Removing references to Israel’s military occupation of Palestine is undoubtedly damaging. There are, though, varying degrees of danger for Palestinians, including defining the military occupation without its settler-colonial context, one of the few instances where the Palestinian Authority is consistent. Both approaches reflect the normalisation of Israel’s colonial appropriation of Palestine. The complete omission as articulated by the US is just a step ahead of the PA and the international community in terms of isolating Palestinians in terms of politics and rights.

That the US has fully aligned itself with Israel is nothing new. On the other hand, the language used by the PA complements the fragmentation of Palestine which is promoted by Israel. The statement by the Ministry of Foreign Affairs in Ramallah is complacent and seeks to dismiss the US intent by insisting that it “does not eliminate the concept of occupied territory according to international law and international legality, but it reveals to the world once again the reality of the US positions, especially for those who refuse to see them as they are.”

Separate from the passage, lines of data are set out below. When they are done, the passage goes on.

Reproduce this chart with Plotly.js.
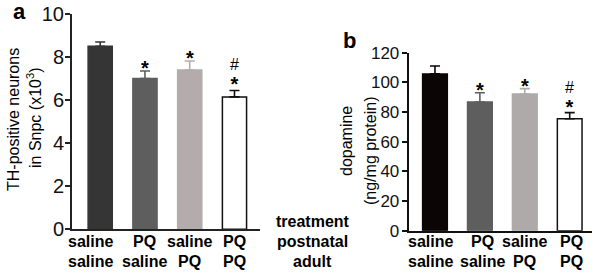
<!DOCTYPE html>
<html>
<head>
<meta charset="utf-8">
<script src="https://cdn.plot.ly/plotly-3.0.1.min.js"></script>
<style>
  html, body { margin: 0; padding: 0; background: #fff; }
  #chart { width: 600px; height: 274px; }
</style>
</head>
<body>
<div id="chart"></div>
<script>
// ---------- data ----------
var categories = ['saline|saline', 'PQ|saline', 'saline|PQ', 'PQ|PQ'];
var postnatal = ['saline', 'PQ', 'saline', 'PQ'];
var adult = ['saline', 'saline', 'PQ', 'PQ'];

var neuronsMean = [8.5, 7.0, 7.4, 6.15];   // TH-positive neurons (x10^3)
var neuronsSEM  = [0.2, 0.35, 0.42, 0.3];

var dopamineMean = [105.7, 86.8, 92.2, 75.5]; // ng/mg protein
var dopamineSEM  = [5.3, 6.2, 3.6, 4.1];

var starsA = ['', '*', '*', '*'];
var hashA  = ['', '', '', '#'];
var starsB = ['', '*', '*', '*'];
var hashB  = ['', '', '', '#'];

var rowLabels = ['treatment', 'postnatal', 'adult'];

// ---------- styles ----------
var FONT = 'Arial, "Liberation Sans", sans-serif';
var fillA = ['#353535', '#5e5e5e', '#b4acac', '#ffffff'];
var fillB = ['#0b0506', '#5e5e5e', '#aeaaaa', '#ffffff'];
var errA  = ['#353535', '#5e5e5e', '#b4acac', '#111111'];
var errB  = ['#0b0506', '#5e5e5e', '#aeaaaa', '#111111'];
var lineA = ['#353535', '#5e5e5e', '#b4acac', '#111111'];
var lineB = ['#0b0506', '#5e5e5e', '#aeaaaa', '#111111'];
var labelShiftA = [-10, 0, 0, 0];
var labelShiftB = [-4, 3, 0, 2];

var W = 600, H = 274;
function py(pix) { return 1 - pix / H; }
function px(pix) { return pix / W; }

var traces = [];
function addBars(means, sems, fills, errs, lines, xa, ya, width) {
  for (var i = 0; i < categories.length; i++) {
    traces.push({
      type: 'bar',
      x: [categories[i]],
      y: [means[i]],
      xaxis: xa, yaxis: ya,
      width: width,
      marker: { color: fills[i], line: { color: lines[i], width: 1.5 } },
      error_y: {
        type: 'data', symmetric: false,
        array: [sems[i]], arrayminus: [0],
        color: errs[i], thickness: 1.6, width: 5
      },
      showlegend: false,
      hoverinfo: 'skip'
    });
  }
}
addBars(neuronsMean, neuronsSEM, fillA, errA, lineA, 'x', 'y', 0.54);
addBars(dopamineMean, dopamineSEM, fillB, errB, lineB, 'x2', 'y2', 0.55);

var annotations = [];
function txt(text, x, y, size, opts) {
  var a = {
    text: text, x: x, y: y, xref: 'paper', yref: 'paper',
    xanchor: 'center', yanchor: 'middle', showarrow: false,
    font: { family: FONT, size: size, color: '#000' }
  };
  for (var k in (opts || {})) a[k] = opts[k];
  annotations.push(a);
}

// x category labels
function catLabels(xref, shifts) {
  for (var i = 0; i < categories.length; i++) {
    txt('<b>' + postnatal[i] + '</b>', categories[i], py(241.7), 16, { xref: xref, xshift: shifts[i] });
    txt('<b>' + adult[i] + '</b>', categories[i], py(261.7), 16, { xref: xref, xshift: shifts[i] });
  }
}
catLabels('x', labelShiftA);
catLabels('x2', labelShiftB);

// significance marks (# stacked above * in one text)
function marks(xref, yref, means, sems, stars, hashes) {
  for (var i = 0; i < categories.length; i++) {
    if (!stars[i] && !hashes[i]) continue;
    if (hashes[i]) {
      txt(hashes[i] + '<br><span style="font-size:20px"><b>' + stars[i] + '</b></span>',
          categories[i], means[i] + sems[i], 16,
          { xref: xref, yref: yref, yanchor: 'bottom', yshift: -7 });
    } else {
      txt('<b>' + stars[i] + '</b>', categories[i], means[i] + sems[i], 20,
          { xref: xref, yref: yref, yshift: 3 });
    }
  }
}
marks('x', 'y', neuronsMean, neuronsSEM, starsA, hashA);
marks('x2', 'y2', dopamineMean, dopamineSEM, starsB, hashB);

// row labels in the middle
txt('<b>' + rowLabels[0] + '</b>', px(313), py(221.7), 16);
txt('<b>' + rowLabels[1] + '</b>', px(313), py(241.7), 16);
txt('<b>' + rowLabels[2] + '</b>', px(313), py(261.7), 16);

// y titles
txt('TH-positive neurons', px(13), py(120), 16, { textangle: -90 });
txt('in Snpc (x10<sup>3</sup>)', px(34), py(118), 16, { textangle: -90 });
txt('dopamine', px(346), py(141), 16, { textangle: -90 });
txt('(ng/mg protein)', px(370), py(151), 16, { textangle: -90 });

// panel letters
txt('<b>a</b>', px(19), py(12), 22);
txt('<b>b</b>', px(349), py(41), 22);

var xBase = {
  type: 'category', showgrid: false, zeroline: false, showticklabels: false,
  ticks: '', showline: true, linewidth: 2, fixedrange: true
};
var yBase = {
  showgrid: false, zeroline: false, ticks: 'outside', ticklen: 5, tickwidth: 2,
  showline: true, linewidth: 2, fixedrange: true
};
function merge(a, b) { var o = {}; for (var k in a) o[k] = a[k]; for (var k2 in b) o[k2] = b[k2]; return o; }

var layout = {
  width: W, height: H,
  margin: { l: 0, r: 0, t: 0, b: 0 },
  paper_bgcolor: '#fff', plot_bgcolor: 'rgba(0,0,0,0)',
  barmode: 'overlay',
  font: { family: FONT, color: '#000' },
  xaxis: merge(xBase, { domain: [px(72), px(260)], range: [-0.63, 3.57], anchor: 'y', linecolor: '#222' }),
  yaxis: merge(yBase, { domain: [py(229.3), py(14)], range: [0, 10], dtick: 2, anchor: 'x',
                        ticklabelstandoff: -3,
                        linecolor: '#222', tickcolor: '#222', tickfont: { family: FONT, size: 20, color: '#111' } }),
  xaxis2: merge(xBase, { domain: [px(408.7), px(591.7)], range: [-0.585, 3.49], anchor: 'y2', linecolor: '#111' }),
  yaxis2: merge(yBase, { domain: [py(230.7), py(52.7)], range: [0, 120], dtick: 20, anchor: 'x2',
                         ticklabelstandoff: -1,
                         linecolor: '#111', tickcolor: '#111', tickfont: { family: FONT, size: 17, color: '#111' } }),
  annotations: annotations
};

Plotly.newPlot('chart', traces, layout, { displayModeBar: false, staticPlot: true });
</script>
</body>
</html>
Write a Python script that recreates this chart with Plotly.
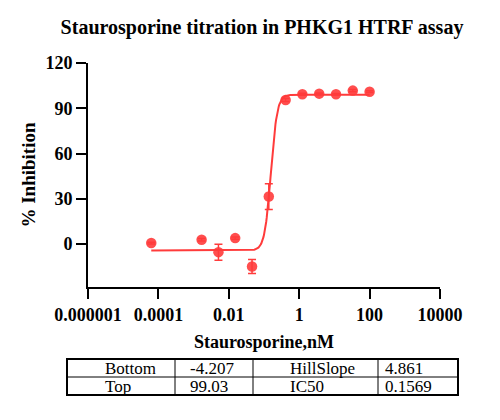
import numpy as np
import plotly.graph_objects as go

# Data
conc = [6.27e-5, 1.69e-3, 5.08e-3, 0.0152, 0.0457, 0.137, 0.412, 1.23, 3.70, 11.1, 33.3, 100]
inhib = [0.7, 2.9, -5.3, 4.0, -14.8, 31.5, 95.5, 99.3, 99.7, 99.3, 101.7, 101.0]
err = [0.6, 0.8, 5.3, 0.8, 4.7, 8.5, 1.0, 0.6, 0.5, 0.5, 0.8, 0.6]

# Fit parameters (from table)
param_names = ["Bottom", "Top", "HillSlope", "IC50"]
bottom, top, hill, ic50 = -4.207, 99.03, 4.861, 0.1569
param_text = ["-4.207", "99.03", "4.861", "0.1569"]

xtick_vals = [1e-6, 1e-4, 1e-2, 1, 100, 1e4]
xtick_text = ["0.000001", "0.0001", "0.01", "1", "100", "10000"]
ytick_vals = [0, 30, 60, 90, 120]

red = "#ff3b3b"
serif = "Liberation Serif, Times New Roman, serif"

xf = np.logspace(np.log10(conc[0]), np.log10(conc[-1]), 400)
yf = bottom + (top - bottom) / (1 + 10 ** ((np.log10(ic50) - np.log10(xf)) * hill))

fig = go.Figure()
fig.add_trace(go.Scatter(x=xf, y=yf, mode="lines", line=dict(color=red, width=2),
                         hoverinfo="skip", showlegend=False))
fig.add_trace(go.Scatter(x=conc, y=inhib, mode="markers",
                         marker=dict(color=red, size=10.5, opacity=0.9),
                         error_y=dict(type="data", array=err, color=red, thickness=1.5, width=4),
                         showlegend=False))

OFF = 8  # page body margin in the browser
W, H = 500 - OFF, 420 - OFF
L, R, T, B = 88 - OFF, 440 - OFF, 63 - OFF, 287 - OFF
pw, ph = R - L, B - T

def px(x):
    return (x - OFF - L) / pw

def py(y):
    return (B - (y - OFF)) / ph

bold = dict(family=serif, color="black", weight="bold")

fig.update_layout(
    width=W, height=H,
    margin=dict(l=L, r=W - R, t=T, b=H - B, autoexpand=False),
    paper_bgcolor="white", plot_bgcolor="white",
    font=dict(family=serif, color="black"),
    title=dict(text="Staurosporine titration in PHKG1 HTRF assay", automargin=False,
               x=(262 - OFF) / W, xanchor="center", y=1 - (27 - OFF) / H, yanchor="middle",
               font=dict(bold, size=20)),
    xaxis=dict(type="log", range=[-6, 4], tickvals=xtick_vals, ticktext=xtick_text, automargin=False,
               showgrid=False, zeroline=False, showline=True, linecolor="black", linewidth=2,
               ticks="outside", ticklen=10, tickwidth=2, tickcolor="black",
               tickfont=dict(bold, size=18),
               title=dict(text="Staurosporine,nM", font=dict(bold, size=18), standoff=12)),
    yaxis=dict(range=[-28.4, 120], tickvals=ytick_vals, automargin=False,
               showgrid=False, zeroline=False, showline=True, linecolor="black", linewidth=2,
               ticks="outside", ticklen=10, tickwidth=2, tickcolor="black",
               tickfont=dict(bold, size=18),
               title=dict(text="% Inhibition", font=dict(bold, size=19), standoff=5)),
)

# Table
tx0, tx1, ty0, tym, ty1 = 67, 458, 359, 377, 395
cols = [175, 253, 378]
shapes = []
shapes.append(dict(type="rect", xref="paper", yref="paper", x0=px(tx0), x1=px(tx1), y0=py(ty0), y1=py(ty1),
                   line=dict(color="black", width=2)))
shapes.append(dict(type="line", xref="paper", yref="paper", x0=px(tx0), x1=px(tx1), y0=py(tym), y1=py(tym),
                   line=dict(color="black", width=1)))
for c in cols:
    shapes.append(dict(type="line", xref="paper", yref="paper", x0=px(c), x1=px(c), y0=py(ty0), y1=py(ty1),
                       line=dict(color="black", width=1)))
fig.update_layout(shapes=shapes)

cells = [
    (104, (ty0 + tym) / 2, param_names[0]), (189, (ty0 + tym) / 2, param_text[0]),
    (289, (ty0 + tym) / 2, param_names[2]), (384, (ty0 + tym) / 2, param_text[2]),
    (104, (tym + ty1) / 2, param_names[1]), (189, (tym + ty1) / 2, param_text[1]),
    (289, (tym + ty1) / 2, param_names[3]), (384, (tym + ty1) / 2, param_text[3]),
]
for x, y, t in cells:
    fig.add_annotation(x=px(x), y=py(y), xref="paper", yref="paper", text=t, showarrow=False,
                       xanchor="left", yanchor="middle", xshift=-1, font=dict(family=serif, size=17, color="black"))

fig.write_html("out.html")
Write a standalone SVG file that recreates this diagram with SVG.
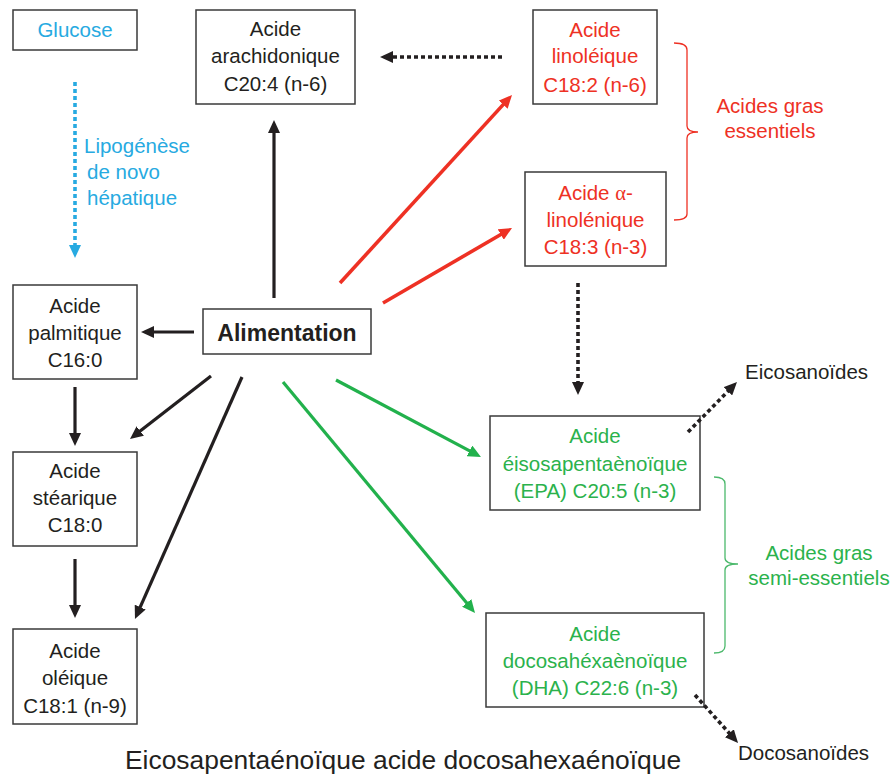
<svg xmlns="http://www.w3.org/2000/svg" width="895" height="778" viewBox="0 0 895 778">
<style>
  text { font-family: "Liberation Sans", Arial, sans-serif; font-size: 20.5px; fill: #231f20; }
  .c { text-anchor: middle; }
  .red { fill: #ee3124; }
  .green { fill: #2bb24c; }
  .blue { fill: #27aae1; }
  .box { fill: #ffffff; stroke: #3a3a3a; stroke-width: 1.5; }
  .bold { font-weight: bold; font-size: 23px; }
  .ln { fill: none; stroke-width: 3.2; stroke-linecap: butt; }
  .k { stroke: #231f20; }
  .r { stroke: #ee3124; stroke-width: 3.6; }
  .g { stroke: #22b14c; }
  .b { stroke: #27aae1; }
  .dot { stroke-width: 3.6; stroke-dasharray: 4 3; }
  .brk { fill: none; stroke-width: 1.3; }
  .greek { font-family: "Liberation Serif", "Times New Roman", serif; }
</style>
<defs>
  <marker id="ak" markerUnits="userSpaceOnUse" markerWidth="14" markerHeight="12" refX="5" refY="6" orient="auto">
    <path d="M0,0 L13,6 L0,12 z" fill="#231f20"/>
  </marker>
  <marker id="ar" markerUnits="userSpaceOnUse" markerWidth="14" markerHeight="12" refX="5" refY="6" orient="auto">
    <path d="M0,0 L13,6 L0,12 z" fill="#ee3124"/>
  </marker>
  <marker id="ag" markerUnits="userSpaceOnUse" markerWidth="14" markerHeight="12" refX="5" refY="6" orient="auto">
    <path d="M0,0 L13,6 L0,12 z" fill="#22b14c"/>
  </marker>
  <marker id="ab" markerUnits="userSpaceOnUse" markerWidth="14" markerHeight="12" refX="5" refY="6" orient="auto">
    <path d="M0,0 L13,6 L0,12 z" fill="#27aae1"/>
  </marker>
</defs>
<rect width="895" height="778" fill="#ffffff"/>

<g id="glucose">
  <rect class="box" x="13" y="10" width="124" height="40"/>
  <text class="c blue" x="75" y="37">Glucose</text>
</g>

<g id="lipogenese">
  <text class="blue" x="84" y="153">Lipogénèse</text>
  <text class="blue" x="87" y="179">de novo</text>
  <text class="blue" x="87" y="205">hépatique</text>
</g>

<g id="arachidonique">
  <rect class="box" x="196" y="10" width="159" height="94"/>
  <text class="c" x="275.5" y="36">Acide</text>
  <text class="c" x="275.5" y="63">arachidonique</text>
  <text class="c" x="275.5" y="91">C20:4 (n-6)</text>
</g>

<g id="linoleique">
  <rect class="box" x="533" y="10" width="124" height="94"/>
  <text class="c red" x="595" y="37">Acide</text>
  <text class="c red" x="595" y="63">linoléique</text>
  <text class="c red" x="595" y="92">C18:2 (n-6)</text>
</g>

<g id="alpha-linolenique">
  <rect class="box" x="525" y="172" width="141" height="94"/>
  <text class="c red" x="595.5" y="200">Acide <tspan class="greek">α</tspan>-</text>
  <text class="c red" x="595.5" y="227">linolénique</text>
  <text class="c red" x="595.5" y="254">C18:3 (n-3)</text>
</g>

<g id="essentiels">
  <path class="brk" stroke="#ee3124" d="M674,43 Q687,43 687,50 L687,126 Q687,132 698,132 Q687,132 687,138 L687,214 Q687,220 674,220"/>
  <text class="c red" x="770" y="113">Acides gras</text>
  <text class="c red" x="770" y="138">essentiels</text>
</g>

<g id="alimentation">
  <rect class="box" x="203" y="309" width="168" height="45"/>
  <text class="c bold" x="287" y="341">Alimentation</text>
</g>

<g id="palmitique">
  <rect class="box" x="13" y="285" width="124" height="94"/>
  <text class="c" x="75" y="313">Acide</text>
  <text class="c" x="75" y="340">palmitique</text>
  <text class="c" x="75" y="367">C16:0</text>
</g>

<g id="stearique">
  <rect class="box" x="13" y="452" width="124" height="94"/>
  <text class="c" x="75" y="478">Acide</text>
  <text class="c" x="75" y="505">stéarique</text>
  <text class="c" x="75" y="532">C18:0</text>
</g>

<g id="oleique">
  <rect class="box" x="13" y="629" width="124" height="95"/>
  <text class="c" x="75" y="658">Acide</text>
  <text class="c" x="75" y="685">oléique</text>
  <text class="c" x="75" y="713">C18:1 (n-9)</text>
</g>

<g id="epa">
  <rect class="box" x="490" y="416" width="210" height="94"/>
  <text class="c green" x="595" y="443">Acide</text>
  <text class="c green" x="595" y="471">éisosapentaènoïque</text>
  <text class="c green" x="595" y="498">(EPA) C20:5 (n-3)</text>
</g>

<g id="dha">
  <rect class="box" x="486" y="613" width="218" height="94"/>
  <text class="c green" x="595" y="641">Acide</text>
  <text class="c green" x="595" y="668">docosahéxaènoïque</text>
  <text class="c green" x="595" y="695">(DHA) C22:6 (n-3)</text>
</g>

<g id="semi-essentiels">
  <path class="brk" stroke="#4cb96c" d="M714,477 Q725,477 725,484 L725,558 Q725,564 738,564 Q725,564 725,570 L725,646 Q725,653 714,653"/>
  <text class="c green" x="819" y="560">Acides gras</text>
  <text class="c green" x="819" y="585">semi-essentiels</text>
</g>

<g id="eicosanoides">
  <text x="745" y="379">Eicosanoïdes</text>
</g>

<g id="docosanoides">
  <text x="738" y="760">Docosanoïdes</text>
</g>

<g id="caption">
  <text x="125" y="769" style="font-size:26.4px">Eicosapentaénoïque acide docosahexaénoïque</text>
</g>

<g id="connectors">
  <path class="ln k" d="M274,298 L274,128" marker-end="url(#ak)"/>
  <path class="ln k" d="M194,332 L149,332" marker-end="url(#ak)"/>
  <path class="ln k" d="M75,387 L75,438" marker-end="url(#ak)"/>
  <path class="ln k" d="M75,559 L75,610" marker-end="url(#ak)"/>
  <path class="ln k" d="M211,376 L136.3,434.1" marker-end="url(#ak)"/>
  <path class="ln k" d="M242,377 L138.2,611.7" marker-end="url(#ak)"/>
  <path class="ln r" d="M340,283 L506.6,100.9" marker-end="url(#ar)"/>
  <path class="ln r" d="M383,303 L505.1,232" marker-end="url(#ar)"/>
  <path class="ln g" d="M336,380 L473.9,453.2" marker-end="url(#ag)"/>
  <path class="ln g" d="M283,382 L469.9,606.8" marker-end="url(#ag)"/>
  <path class="ln k dot" d="M502,57 L388,57" marker-end="url(#ak)"/>
  <path class="ln k dot" d="M578,283 L578,387" marker-end="url(#ak)"/>
  <path class="ln k dot" d="M688,432 L731.4,387.7" marker-end="url(#ak)"/>
  <path class="ln k dot" d="M695,695 L732.7,737" marker-end="url(#ak)"/>
  <path class="ln b dot" d="M75,82 L75,250" marker-end="url(#ab)"/>
</g>
</svg>
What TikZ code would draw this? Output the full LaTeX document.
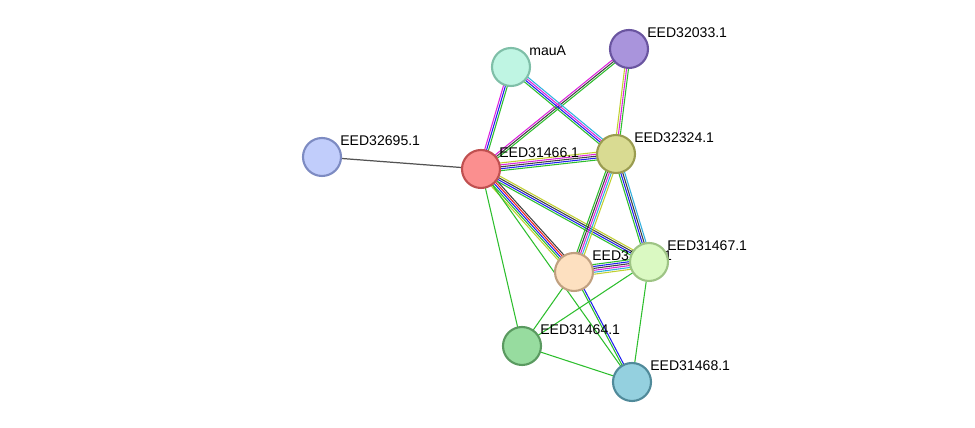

If by this the PA is alluding to the apparent dismissal of the two-state compromise by the US, it should be remembered that, in the absence of a unifying anti-colonial alternative which the PA refuses to consider, there is little to indicate that Palestinians will be able to define themselves politically at an international level. This is due entirely to coercion from the coloniser and the circle of collaborators within the PA who keep insisting upon the obsolete “peace process and “two-state solution”. Meanwhile, Israel’s state violence against the Palestinians becomes the norm, and the international community led by the US is complicit.